A Palestinian protester opposite the Jewish settlement of Halamish
Judea and Samaria are the biblical names for the West Bank. Greater Jerusalem includes mainly Arab east Jerusalem, which was occupied by Israel in the 1967 Middle East war and annexed immediately after.
"The central committee calls on representatives of all (the party's) institutions and on its elected officials to act in conformity with the spirit of this motion and to advance the development of settlements in Judea and Samaria," the statement added.
The debate was proposed by legislator Danny Danon in a bid to emphasise the party's wholehearted support for a return to construction when the freeze expires in September, although neither the moratorium nor the deadline was mentioned in the wording of the draft resolution.
"The essence of today's decision is that the Likud movement is saying to its leaders, Knesset members, ministers, the prime minister: 'We are committed to building in Judea and Samaria on September 26' when the (freeze) order runs out and we resume building," he told Israel's educational TV channel.
Netanyahu reluctantly imposed a 10-month ban on new building in November following months of US demands for gestures to help relaunch peace talks with the Palestinians suspended during the 2008-2009 Gaza war.
But the Palestinians dismissed the move as insufficient because it did not include projects already under way, public buildings or east Jerusalem, which they claim as the capital of their future state.
Israel's Peace Now group, which monitors settlements, said last week that so many projects were approved before the "freeze" began that it has has done little to slow the expansion of settlements.
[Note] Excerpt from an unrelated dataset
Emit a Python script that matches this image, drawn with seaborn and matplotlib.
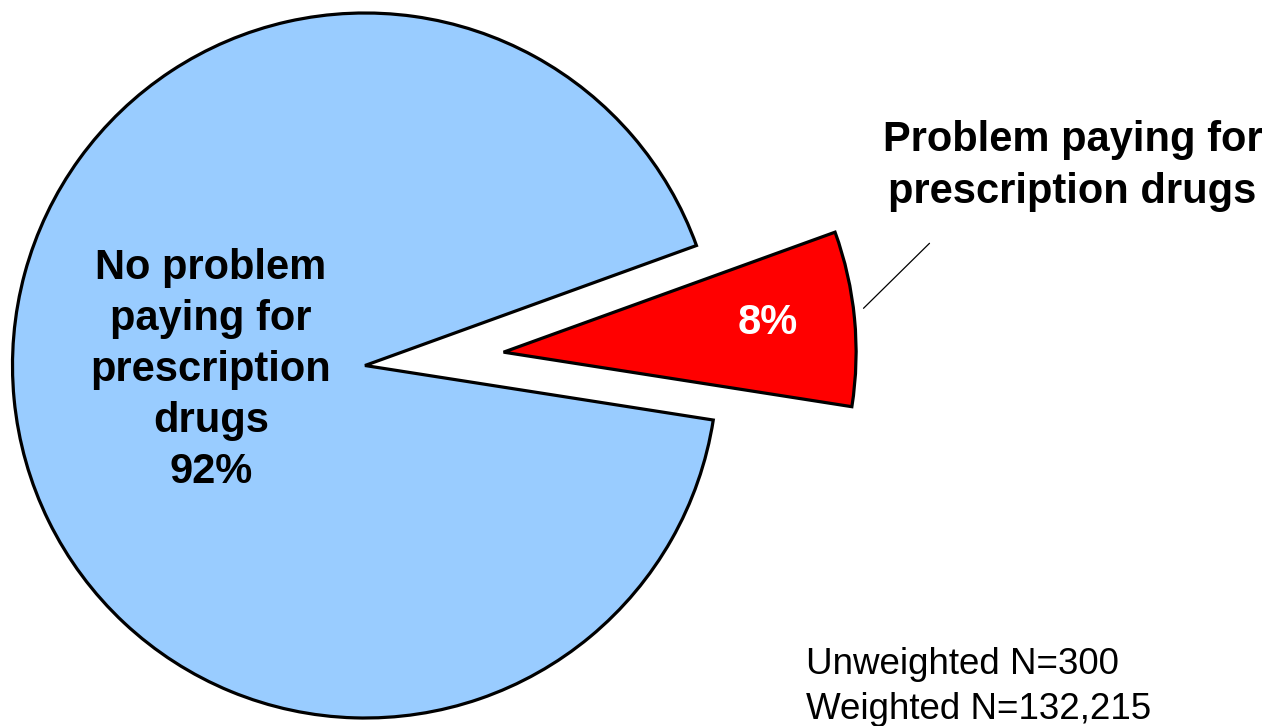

Likud central committee chairman Moshe Kahlon, who is also communications minister, confirmed that the motion did not make direct reference to the freeze or its expiry date.
"The debate today is not about the freeze," he told the radio. Netanyahu would not attend the committee session in Tel Aviv, Kahlon said, insisting that his absence had no political significance.
Likud MP Ofir Akonis told public radio the motion endorsing settlement expansion was so popular that Netanyahu did not need to attend the meeting, while stressing that the premier did support the party's position.
On July 6 Netanyahu will meet President Barack Obama in the White House. Washington has repeatedly criticised West Bank settlement as an obstacle to the peace process.
"The last thing (Netanyahu) needs is that two weeks before the meeting with US President Barack Obama, he goes to a meeting of his own party which seeks to oblige him to build in Judea and Samaria," the radio station's political reporter said.
The Palestinians grudgingly agreed to relaunch indirect US-brokered peace talks with Israel in May, but have said they will not move to direct negotiations without a complete settlement freeze, including east Jerusalem.
The presence of nearly half a million Israelis in more than 120 settlements scattered across the West Bank and east Jerusalem has long been seen as a major threat to the establishment of an independent, viable Palestinian state.